Soulignant leur impuissance pour faire face à la masse de dossiers qui leur est confiée, les services concernés alertent et informent régulièrement depuis plusieurs années les chefs de juridiction, de Cour d’Appel, ou autres, en plus des rapports annuels remis chaque année par tous les services d’application des peines au Garde des Sceaux, comme l’impose la loi.
Or, aucune réponse, aucune indication, n’a été donnée aux professionnels s’agissant des dossiers qui ne pourraient être suivis, et ce, malgré les alertes. La reconnaissance par les plus hautes autorités de l’Etat de l’existence de dossiers en souffrance dans le traitement des mesures de suivi judiciaire est un aveu sur le manque de moyens. Pourquoi avoir contraint l’autorité judiciaire, sans réagir, à assumer ces choix de sécurité publique ?

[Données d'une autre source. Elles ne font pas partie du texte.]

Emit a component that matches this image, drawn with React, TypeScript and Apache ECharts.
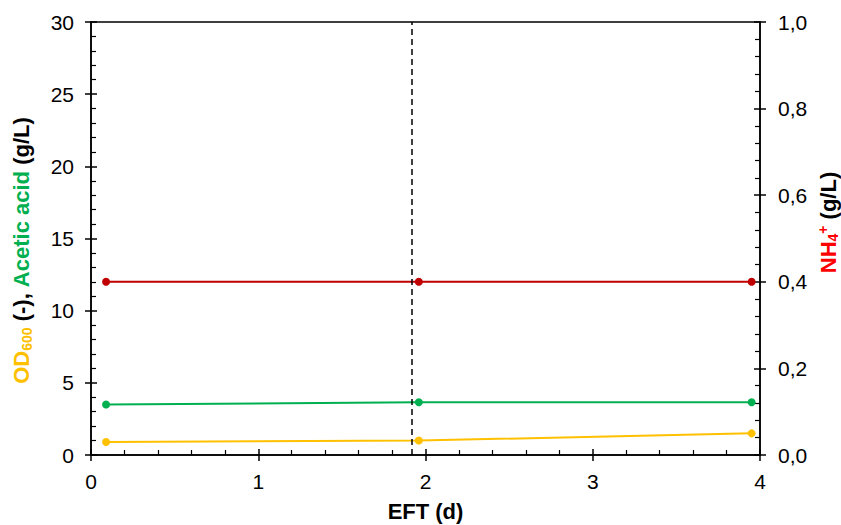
import React, { useEffect, useRef } from "react";
import * as echarts from "echarts";

const days = [0.09, 1.96, 3.95];
const od600 = [0.9, 1.0, 1.5];
const aceticAcid = [3.5, 3.65, 3.65];
const nh4 = [0.4, 0.4, 0.4];
const dashedDay = 1.92;

const FONT = "Liberation Sans, Arial, sans-serif";
const YELLOW = "#FFC000";
const GREEN = "#00B050";
const RED = "#C00000";
const RED_LABEL = "#FF0000";

const gridRect = { left: 91, right: 81, top: 22, bottom: 70, outerBoundsMode: "none", containLabel: false };

export default function App() {
  const ref = useRef<HTMLDivElement>(null);
  useEffect(() => {
    const chart = echarts.init(ref.current!, undefined, { renderer: "svg" });
    const axisLine = { show: true, lineStyle: { color: "#000", width: 1.5 } };
    const majorTick = { show: true, inside: false, length: 6, lineStyle: { color: "#000", width: 1.5 } };
    const label = { color: "#000", fontFamily: FONT, fontSize: 21 };
    const innerAxisCommon = {
      axisLine: { show: false },
      axisTick: { show: true, inside: true, length: 6, lineStyle: { color: "#000", width: 1.5 } },
      minorTick: { show: true, splitNumber: 5, length: 5, lineStyle: { color: "#000", width: 1.2 } },
      axisLabel: { show: false },
      splitLine: { show: false },
    };
    const mk = (vals: number[]) => days.map((d, i) => [d, vals[i]]);
    const NAME = 22;
    const SUB = 14;
    chart.setOption({
      animation: false,
      grid: [
        { ...gridRect, show: true, borderColor: "#000", borderWidth: 1.5, backgroundColor: "transparent" },
        { ...gridRect },
      ],
      xAxis: [
        {
          type: "value", gridIndex: 0, min: 0, max: 4, interval: 1,
          axisLine, axisTick: majorTick, splitLine: { show: false },
          axisLabel: { ...label, margin: 16 },
          name: "EFT (d)", nameLocation: "middle", nameGap: 45,
          nameTextStyle: { color: "#000", fontFamily: FONT, fontSize: NAME, fontWeight: "bold" },
        },
        { type: "value", gridIndex: 1, min: 0, max: 4, interval: 1, ...innerAxisCommon },
      ],
      yAxis: [
        {
          type: "value", gridIndex: 0, position: "left", min: 0, max: 30, interval: 5,
          axisLine, axisTick: majorTick, splitLine: { show: false },
          axisLabel: { ...label, margin: 17 },
          name: "{od|OD}{sub|600}{k| (-), }{g|Acetic acid}{k| (g/L)}",
          nameLocation: "middle", nameGap: 57,
          nameTextStyle: {
            fontFamily: FONT, fontSize: NAME, fontWeight: "bold", padding: [0, 24, 0, 0],
            rich: {
              od: { color: YELLOW, fontFamily: FONT, fontSize: NAME, fontWeight: "bold", lineHeight: 26 },
              sub: { color: YELLOW, fontFamily: FONT, fontSize: SUB, fontWeight: "bold", verticalAlign: "bottom", lineHeight: 16 },
              k: { color: "#000", fontFamily: FONT, fontSize: NAME, fontWeight: "bold", lineHeight: 26 },
              g: { color: GREEN, fontFamily: FONT, fontSize: NAME, fontWeight: "bold", lineHeight: 26 },
            },
          },
        },
        {
          type: "value", gridIndex: 0, position: "right", min: 0, max: 1, interval: 0.2,
          axisLine, axisTick: majorTick, splitLine: { show: false },
          axisLabel: { ...label, margin: 18, formatter: (v: number) => v.toFixed(1).replace(".", ",") },
          name: "{n|NH}{sub|4}{sup|+}{k| (g/L)}",
          nameLocation: "middle", nameGap: 56, nameMoveOverlap: false,
          nameTextStyle: {
            fontFamily: FONT, fontSize: NAME, fontWeight: "bold", padding: [0, 0, 0, 32],
            rich: {
              n: { color: RED_LABEL, fontFamily: FONT, fontSize: NAME, fontWeight: "bold", lineHeight: 24 },
              sub: { color: RED_LABEL, fontFamily: FONT, fontSize: SUB, fontWeight: "bold", verticalAlign: "bottom", lineHeight: 16 },
              sup: { color: RED_LABEL, fontFamily: FONT, fontSize: SUB, fontWeight: "bold", verticalAlign: "top", lineHeight: 16 },
              k: { color: "#000", fontFamily: FONT, fontSize: NAME, fontWeight: "bold", lineHeight: 24 },
            },
          },
        },
        { type: "value", gridIndex: 1, position: "left", min: 0, max: 30, interval: 5, ...innerAxisCommon },
        { type: "value", gridIndex: 1, position: "right", min: 0, max: 1, interval: 0.2, ...innerAxisCommon },
      ],
      series: [
        {
          type: "line", xAxisIndex: 0, yAxisIndex: 1, data: mk(nh4),
          symbol: "circle", symbolSize: 8, itemStyle: { color: RED }, lineStyle: { color: RED, width: 2 },
        },
        {
          type: "line", xAxisIndex: 0, yAxisIndex: 0, data: mk(aceticAcid),
          symbol: "circle", symbolSize: 8, itemStyle: { color: GREEN }, lineStyle: { color: GREEN, width: 2 },
        },
        {
          type: "line", xAxisIndex: 0, yAxisIndex: 0, data: mk(od600),
          symbol: "circle", symbolSize: 8, itemStyle: { color: YELLOW }, lineStyle: { color: YELLOW, width: 2 },
          markLine: {
            silent: true, symbol: ["none", "none"], label: { show: false },
            lineStyle: { color: "#000", type: [6, 4], width: 1.5 },
            data: [{ xAxis: dashedDay }],
          },
        },
      ],
    });
    return () => chart.dispose();
  }, []);
  return <div ref={ref} style={{ width: 841, height: 525, position: "absolute", left: 0, top: 0 }} />;
}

Les professionnels de la Justice se trouvent bien souvent isolés, désemparés et conscients de ne pas être en mesure de répondre aux exigences légales de plus en plus fortes. Ils n’attendent qu’une chose : que les pouvoirs publics assument leurs responsabilités dans les choix budgétaires qu’ils opèrent et que les demandes qui pèsent sur l’application des peines ne soient pas complètement irréalistes.